Project

General

Profile

Droping requests and not closing sockets (CLOSE_WAIT state)

Added by Maciej Dudyński over 2 years ago

Hi.
My Wt based application is behaving quite strange recently: the longer it is up the slower it gets and more requests are lost/timed out.
I'm almost 100% sure that there are no problems connected to CPU/RAM usage.

And I'm starting to believe that there are some issues in Wt, especially handling sockets when the connection timeouts. It is so because the longer my application runs the "new connection" and "removed connection" logs are showing bigger value. Even when there are no active session the logs are showing more than couple of hundreds connections. And I'm seeing in netstat that there is a socket in "CLOSE_WAIT" state for each connection.

So I started to look in Wt code and found something (at least I think so). Function Connection::doTimeout() in src/http/Connection.C is doing socket shutdown but is never doing socket close. Is this correct? Everywhere else (in Wt code) they are always together.

I'm currently building Wt with some logs added to this doTimeout function and I will try to find some correlation between the amount of timeouts and not closed sockets.


Replies (5)

RE: Droping requests and not closing sockets (CLOSE_WAIT state) - Added by Maciej Dudyński over 2 years ago

So I added two LOG_ERRORs: one inside the if statement in Connection::timeout function and one inside Connection::doTimeout.

So after about 24 hours after deploying the logs are showing me that function Connection::timeout was executed 226 times, but Connection::doTimeout was never executed. Do you know what the reason of that strange behaviour?

Also after those 226 timeouts i have ~237 socket in CLOSE_WAIT state and I'm seeing a really strong correlation between those two numbers. Current number of sockets is slightly bigger, but that's probably because of active sessions.

RE: Droping requests and not closing sockets (CLOSE_WAIT state) - Added by Korneel Dumon over 2 years ago

Hi,

the timeout callback is also executed when the timer is cancelled or reset (it gets status aborted in that case). I think that explains the difference between the number of calls to timeout and doTimeout.

Of course, the CLOSE_WAIT issue remains ... Are you using websockets or WApplication::enableUpdates() in your application?

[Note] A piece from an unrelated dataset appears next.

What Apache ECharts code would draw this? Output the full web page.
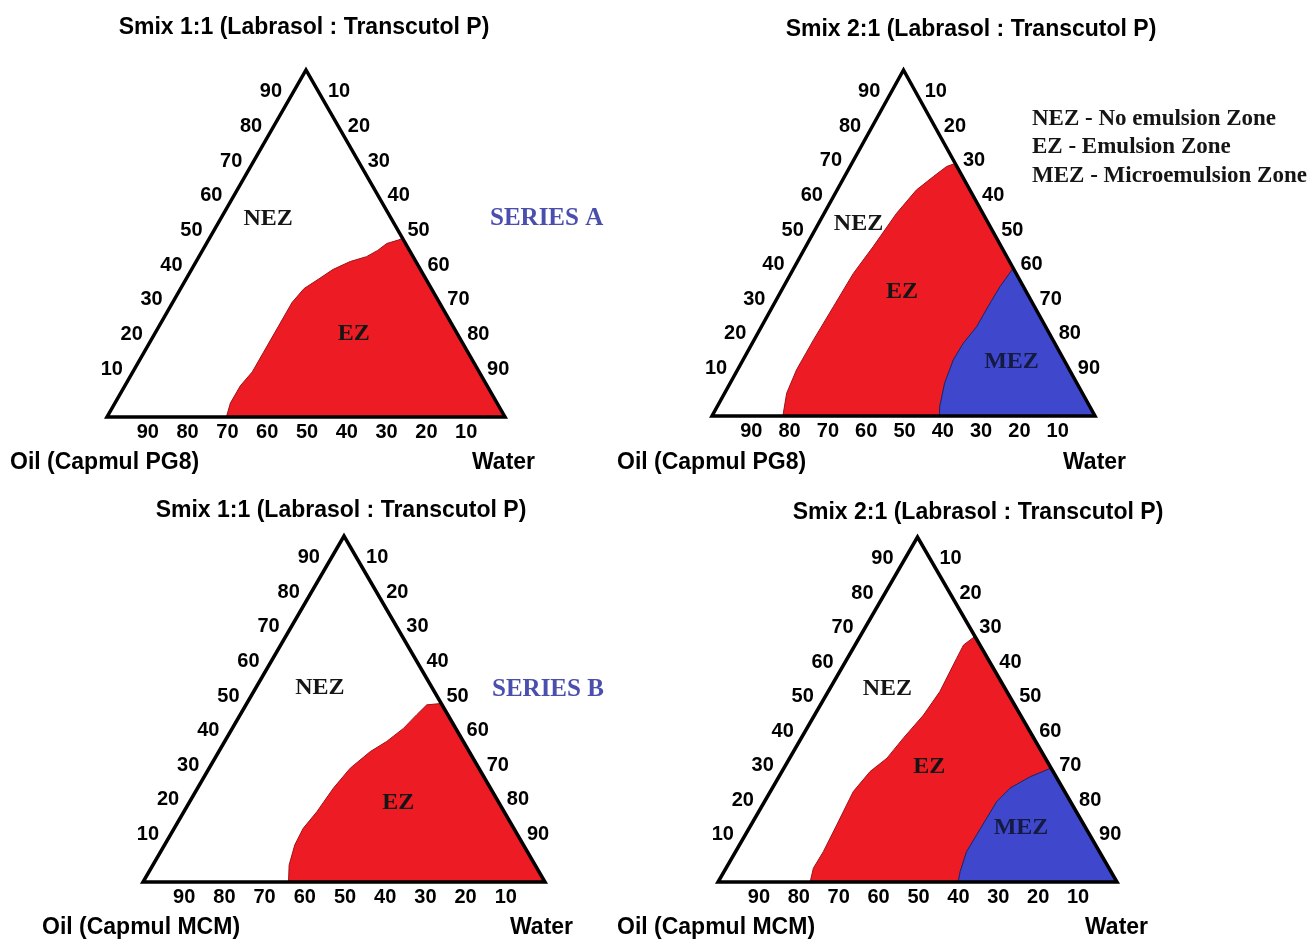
<!DOCTYPE html>
<html>
<head>
<meta charset="utf-8">
<script src="https://cdn.jsdelivr.net/npm/echarts@6/dist/echarts.min.js"></script>
<style>
  html, body { margin: 0; padding: 0; background: #fff; }
  #chart { width: 1311px; height: 940px; }
</style>
</head>
<body>
<div id="chart"></div>
<script>
// every ternary point is [oil, water, smix] in %
const tickValues = [10, 20, 30, 40, 50, 60, 70, 80, 90];
const panelTitles = ['Smix 1:1 (Labrasol : Transcutol P)', 'Smix 2:1 (Labrasol : Transcutol P)',
  'Smix 1:1 (Labrasol : Transcutol P)', 'Smix 2:1 (Labrasol : Transcutol P)'];
const oilNames = ['Oil (Capmul PG8)', 'Oil (Capmul PG8)', 'Oil (Capmul MCM)', 'Oil (Capmul MCM)'];
const seriesNames = ['SERIES A', 'SERIES B'];
const legendLines = ['NEZ - No emulsion Zone', 'EZ - Emulsion Zone', 'MEZ - Microemulsion Zone'];

// NEZ / EZ border, from the oil-water base up to the smix-water side
const ezEdgeA1 = [[70, 30, 0], [67, 29, 4], [62, 29, 9], [57, 30, 13], [51.5, 30, 18.5], [43, 30, 27],
  [37, 30, 33], [32, 31, 37], [26.5, 33.5, 40], [22, 35.5, 42.5], [16.5, 38.7, 44.8], [11.7, 42.1, 46.2],
  [8, 44, 48], [4.7, 45.3, 50], [1.3, 47.7, 51], [0, 48.5, 51.5]];
const ezEdgeA2 = [[81.5, 18.5, 0], [77.2, 16.2, 6.6], [71.3, 15.4, 13.3], [62.5, 15.5, 22], [52.5, 15.9, 31.6],
  [42.5, 16.3, 41.2], [33.5, 17.6, 48.9], [22.5, 18.9, 58.6], [14, 20.7, 65.3], [7.6, 23.2, 69.2],
  [2.7, 25.2, 72.1], [0, 27, 73]];
const ezEdgeB1 = [[63.8, 36.2, 0], [61.2, 33.9, 4.9], [56.9, 32.4, 10.7], [52.4, 32.1, 15.5], [46.6, 33.1, 20.3],
  [39.1, 33.8, 27.1], [32, 35.1, 32.9], [24.6, 37.7, 37.7], [19.1, 40.3, 40.6], [13, 42.6, 44.4],
  [7.8, 43.9, 48.3], [3.8, 45, 51.2], [0, 48.4, 51.6]];
const ezEdgeB2 = [[76.9, 23.1, 0], [74.1, 21.9, 4], [69.2, 22, 8.8], [62, 21.5, 16.5], [53, 20.8, 26.2],
  [45.9, 22.1, 32], [39.7, 24.4, 35.9], [32.7, 25.6, 41.7], [24.3, 27.3, 48.4], [16.8, 28, 55.2],
  [7.8, 27.4, 64.8], [4.1, 27.2, 68.7], [0, 28.8, 71.2]];

// EZ / MEZ border, from the smix-water side down to the base
const mezEdgeA2 = [[0, 57.3, 42.7], [6.1, 56.5, 37.4], [11.1, 56.3, 32.6], [18, 56.2, 25.8], [23.9, 55.1, 21],
  [28.9, 54.9, 16.2], [34.5, 56, 9.5], [39.2, 58.1, 2.7], [40.6, 59.4, 0]];
const mezEdgeB2 = [[0, 67, 33], [6.5, 63, 30.5], [13.2, 59.6, 27.2], [18.5, 58.2, 23.3], [23.4, 58.1, 18.5],
  [28.4, 58, 13.6], [33.3, 57.9, 8.8], [37.8, 59.2, 3], [39.8, 60.2, 0]];

// where the zone names sit
const zonesA1 = [['NEZ', [31, 12, 57]], ['EZ', [26, 50, 24]]];
const zonesA2 = [['NEZ', [34, 10.5, 55.5]], ['EZ', [32.5, 31.7, 35.8]], ['MEZ', [14, 70.4, 15.6]]];
const zonesB1 = [['NEZ', [28, 16, 56]], ['EZ', [25, 52, 23]]];
const zonesB2 = [['NEZ', [29.6, 14.5, 55.9]], ['EZ', [30.4, 36.3, 33.3]], ['MEZ', [16.2, 68.1, 15.7]]];

const WATER = [0, 100, 0];
const TRIANGLE = [[100, 0, 0], [0, 100, 0], [0, 0, 100]];
const RED = '#ed1c24', BLUE = '#3f48cc';
const SANS = '"Liberation Sans", Arial, sans-serif';
const SERIF = '"Liberation Serif", "Times New Roman", serif';

// ternary -> x/y of the triangle (oil corner at 0,0, water at 100,0, smix at 50,100)
function toXY(p) {
  return [p[1] + p[2] / 2, p[2]];
}

const panels = [
  {
    grid: { left: 107, top: 70, width: 398, height: 347 },
    regions: [{ pts: ezEdgeA1.concat([WATER]), fill: RED, stroke: '#9e1218' }],
    zones: zonesA1
  },
  {
    grid: { left: 712, top: 70, width: 383, height: 346 },
    regions: [
      { pts: ezEdgeA2.concat(mezEdgeA2), fill: RED, stroke: '#9e1218' },
      { pts: mezEdgeA2.concat([WATER]), fill: BLUE, stroke: '#1d2470' }
    ],
    zones: zonesA2
  },
  {
    grid: { left: 143, top: 536, width: 402, height: 346 },
    regions: [{ pts: ezEdgeB1.concat([WATER]), fill: RED, stroke: '#9e1218' }],
    zones: zonesB1
  },
  {
    grid: { left: 718, top: 537, width: 399, height: 345 },
    regions: [
      { pts: ezEdgeB2.concat(mezEdgeB2), fill: RED, stroke: '#9e1218' },
      { pts: mezEdgeB2.concat([WATER]), fill: BLUE, stroke: '#1d2470' }
    ],
    zones: zonesB2
  }
];

const tickItems = [];
tickValues.forEach(t => {
  tickItems.push({ value: toXY([100 - t, 0, t]), name: String(t), side: 'left' });
  tickItems.push({ value: toXY([0, t, 100 - t]), name: String(t), side: 'right' });
  tickItems.push({ value: toXY([t, 100 - t, 0]), name: String(t), side: 'bottom' });
});
const tickPlace = {
  left: { dx: -4, dy: -13, align: 'right' },
  right: { dx: 2, dy: -13, align: 'left' },
  bottom: { dx: 1, dy: 15, align: 'center' }
};

function textEl(x, y, text, font, fill, align) {
  return {
    type: 'text', x: x, y: y,
    style: { text: text, font: font, fill: fill, textAlign: align, textVerticalAlign: 'middle', align: align, verticalAlign: 'middle' }
  };
}

const grids = [], xAxes = [], yAxes = [], series = [];
panels.forEach((p, i) => {
  grids.push(p.grid);
  xAxes.push({ type: 'value', gridIndex: i, min: 0, max: 100, show: false });
  yAxes.push({ type: 'value', gridIndex: i, min: 0, max: 100, show: false });

  // coloured zones
  series.push({
    type: 'custom', xAxisIndex: i, yAxisIndex: i, silent: true,
    data: p.regions.map(r => toXY(r.pts[0])),
    renderItem: (params, api) => {
      const r = p.regions[params.dataIndex];
      return {
        type: 'polygon',
        shape: { points: r.pts.map(q => api.coord(toXY(q))) },
        style: { fill: r.fill, stroke: r.stroke, lineWidth: 1 }
      };
    }
  });
  // triangle frame
  series.push({
    type: 'custom', xAxisIndex: i, yAxisIndex: i, silent: true,
    data: [toXY(TRIANGLE[0])],
    renderItem: (params, api) => ({
      type: 'polygon',
      shape: { points: TRIANGLE.map(q => api.coord(toXY(q))) },
      style: { fill: 'none', stroke: '#000', lineWidth: 3.5, lineJoin: 'miter' }
    })
  });
  // 10..90 along the sides
  series.push({
    type: 'custom', xAxisIndex: i, yAxisIndex: i, silent: true,
    data: tickItems.map(d => d.value),
    renderItem: (params, api) => {
      const d = tickItems[params.dataIndex];
      const pt = api.coord([api.value(0), api.value(1)]);
      const k = tickPlace[d.side];
      return textEl(pt[0] + k.dx, pt[1] + k.dy, d.name, 'bold 20px ' + SANS, '#000', k.align);
    }
  });
  // NEZ / EZ / MEZ
  series.push({
    type: 'custom', xAxisIndex: i, yAxisIndex: i, silent: true,
    data: p.zones.map(z => toXY(z[1])),
    renderItem: (params, api) => {
      const z = p.zones[params.dataIndex];
      const pt = api.coord([api.value(0), api.value(1)]);
      return textEl(pt[0], pt[1], z[0], 'bold 24px ' + SERIF, z[0] === 'MEZ' ? '#141a40' : '#151515', 'center');
    }
  });
});

const titlePos = [[304, 28], [971, 30], [341, 511], [978, 513]];
const cornerPos = [[10, 472, 463], [617, 1063, 463], [42, 510, 928], [617, 1085, 928]];
const graphics = [];
panelTitles.forEach((t, i) => {
  graphics.push(textEl(titlePos[i][0], titlePos[i][1], t, 'bold 23px ' + SANS, '#000', 'center'));
  graphics.push(textEl(cornerPos[i][0], cornerPos[i][2], oilNames[i], 'bold 23px ' + SANS, '#000', 'left'));
  graphics.push(textEl(cornerPos[i][1], cornerPos[i][2], 'Water', 'bold 23px ' + SANS, '#000', 'left'));
});
graphics.push(textEl(490, 219, seriesNames[0], 'bold 25px ' + SERIF, '#4a4fae', 'left'));
graphics.push(textEl(492, 690, seriesNames[1], 'bold 25px ' + SERIF, '#4a4fae', 'left'));
legendLines.forEach((t, i) => {
  graphics.push(textEl(1032, 119 + i * 28.5, t, 'bold 23px ' + SERIF, '#151515', 'left'));
});

const chart = echarts.init(document.getElementById('chart'));
chart.setOption({
  animation: false,
  backgroundColor: '#fff',
  grid: grids,
  xAxis: xAxes,
  yAxis: yAxes,
  graphic: graphics,
  series: series
});
</script>
</body>
</html>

RE: Droping requests and not closing sockets (CLOSE_WAIT state) - Added by Maciej Dudyński over 2 years ago

Hi,

We are using enableUpdates().
The timeouts (or as you wrote cancels/resets) are also appearing when somebody is accessing some static resources (for example some images that are in /resources). So probably changing our approach wont fix this issue.

Btw:

  • Our application is in docker with Alpine.
  • The application is behind a Nginx (Openresty) which is in docker with Ubuntu.
  • Both containers are on host with Ubuntu. Do you think there may be some issues caused that our application is on different system (totally different libraries)?

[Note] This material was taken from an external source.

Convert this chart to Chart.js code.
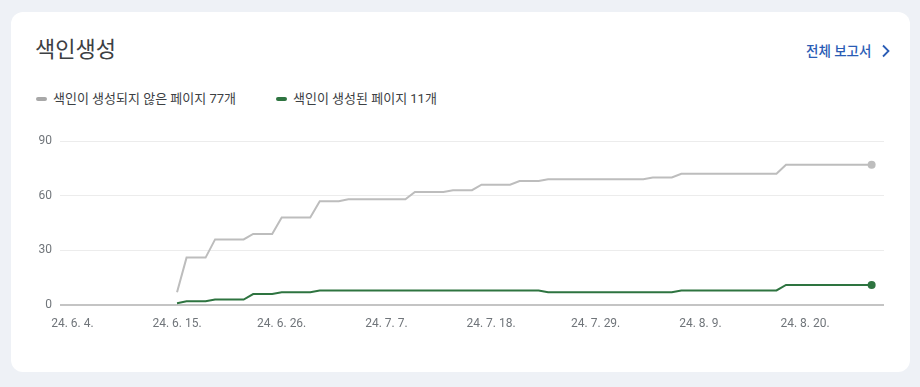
<!DOCTYPE html>
<html lang="ko">
<head>
<meta charset="utf-8">
<script src="https://cdn.jsdelivr.net/npm/chart.js@4/dist/chart.umd.min.js"></script>
<style>
  html, body { margin: 0; padding: 0; width: 920px; height: 387px; background: #eef1f6; overflow: hidden; font-family: Roboto, "Noto Sans CJK KR", sans-serif; }
  .card { position: absolute; left: 11px; top: 12px; width: 899px; height: 360px; background: #fff; border-radius: 12px; }
  .title { position: absolute; left: 35px; top: 35px; font-size: 22px; color: #3c4043; line-height: 30px; }
  .link { position: absolute; left: 806px; top: 41px; font-size: 13.5px; font-weight: 500; color: #2a5cb5; line-height: 20px; }
  .chev { position: absolute; left: 880px; top: 44px; }
  .legend { position: absolute; top: 90px; font-size: 13px; color: #3c4043; line-height: 18px; white-space: nowrap; }
  .legend .mk { display: inline-block; width: 11px; height: 4px; border-radius: 2px; vertical-align: middle; margin-right: 6px; position: relative; top: -1px; }
  #c { position: absolute; left: 0; top: 0; }
</style>
</head>
<body>
<div class="card"></div>
<div class="title">색인생성</div>
<div class="link">전체 보고서</div>
<svg class="chev" width="12" height="14" viewBox="0 0 12 14"><path d="M3 1.5 L8.5 7 L3 12.5" fill="none" stroke="#2a5cb5" stroke-width="1.8"/></svg>
<div class="legend" id="lg1" style="left:36px"></div>
<div class="legend" id="lg2" style="left:276px"></div>
<canvas id="c" width="920" height="387"></canvas>
<script>
// Day index 0 = 2024-06-04; data runs from day 11 (6/15) to day 84 (8/27)
const firstDay = 11;
const seriesNames = ['색인이 생성되지 않은 페이지 77개', '색인이 생성된 페이지 11개'];
const seriesColors = ['#bdbdbd', '#2e7440'];
const legendColors = ['#a8a8a8', '#2e7440'];
const notIndexed = [7,
  26,26,26,
  36,36,36,36,
  39,39,39,
  48,48,48,48,
  57,57,57,
  58,58,58,58,58,58,58,
  62,62,62,62,
  63,63,63,
  66,66,66,66,
  68,68,68,
  69,69,69,69,69,69,69,69,69,69,69,
  70,70,70,
  72,72,72,72,72,72,72,72,72,72,72,
  77,77,77,77,77,77,77,77,77,77];
const indexed = [1,
  2,2,2,
  3,3,3,3,
  6,6,6,
  7,7,7,7,
  8,8,8,8,8,8,8,8,8,8,8,8,8,8,8,8,8,8,8,8,8,8,8,8,
  7,7,7,7,7,7,7,7,7,7,7,7,7,7,
  8,8,8,8,8,8,8,8,8,8,8,
  11,11,11,11,11,11,11,11,11,11];
const xTickDays = [0, 11, 22, 33, 44, 55, 66, 77];
const xTickLabels = ['24. 6. 4.', '24. 6. 15.', '24. 6. 26.', '24. 7. 7.', '24. 7. 18.', '24. 7. 29.', '24. 8. 9.', '24. 8. 20.'];
const yTicks = [0, 30, 60, 90];

document.getElementById('lg1').innerHTML = '<span class="mk" style="background:' + legendColors[0] + '"></span>' + seriesNames[0];
document.getElementById('lg2').innerHTML = '<span class="mk" style="background:' + legendColors[1] + '"></span>' + seriesNames[1];

function toPoints(arr) { return arr.map((v, i) => ({ x: firstDay + i, y: v })); }
function lastOnly(r) { return (ctx) => ctx.dataIndex === ctx.dataset.data.length - 1 ? r : 0; }

new Chart(document.getElementById('c'), {
  type: 'line',
  data: {
    datasets: [
      { label: seriesNames[0], data: toPoints(notIndexed), borderColor: seriesColors[0], backgroundColor: seriesColors[0], borderWidth: 2, tension: 0, pointRadius: lastOnly(4), pointHoverRadius: 0, pointBorderWidth: 0 },
      { label: seriesNames[1], data: toPoints(indexed), borderColor: seriesColors[1], backgroundColor: seriesColors[1], borderWidth: 2, tension: 0, pointRadius: lastOnly(4), pointHoverRadius: 0, pointBorderWidth: 0 }
    ]
  },
  options: {
    responsive: false,
    animation: false,
    events: [],
    layout: { padding: { left: 0, right: 36, top: 141, bottom: 42 } },
    plugins: { legend: { display: false }, tooltip: { enabled: false } },
    scales: {
      x: {
        type: 'linear',
        min: -1.3,
        max: 85.3,
        afterBuildTicks: (s) => { s.ticks = xTickDays.map(v => ({ value: v })); },
        afterFit: (s) => { s.height = 40; },
        grid: { display: false, drawTicks: false },
        border: { display: false },
        ticks: {
          padding: 12,
          autoSkip: false,
          maxRotation: 0,
          color: '#70757a',
          font: { family: 'Roboto, "Noto Sans CJK KR"', size: 12 },
          callback: (v) => { const i = xTickDays.indexOf(v); return i >= 0 ? xTickLabels[i] : ''; }
        }
      },
      y: {
        min: 0,
        max: 90,
        afterBuildTicks: (s) => { s.ticks = yTicks.map(v => ({ value: v })); },
        afterFit: (s) => { s.width = 60; },
        grid: {
          drawTicks: false,
          color: (ctx) => ctx.tick && ctx.tick.value === 0 ? '#c4c4c4' : '#ececec',
          lineWidth: (ctx) => ctx.tick && ctx.tick.value === 0 ? 2 : 1
        },
        border: { display: false },
        ticks: {
          padding: 8,
          color: '#70757a',
          font: { family: 'Roboto, "Noto Sans CJK KR"', size: 12 }
        }
      }
    }
  }
});
</script>
</body>
</html>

RE: Droping requests and not closing sockets (CLOSE_WAIT state) - Added by Korneel Dumon over 2 years ago

Hi,

it appears Bruce Toll had the same issue and he figured out the problem. This issue is now being tracked here: https://redmine.emweb.be/issues/9106

RE: Droping requests and not closing sockets (CLOSE_WAIT state) - Added by Maciej Dudyński over 2 years ago

Hi,

We didn't know why this works like I described in previous posts, but we actually found a quite simple solution (or a workaround):
Disabling userland-proxy in docker service (adding "userland-proxy": false in /etc/docker/daemon.json) fixed this issue.

    (1-5/5)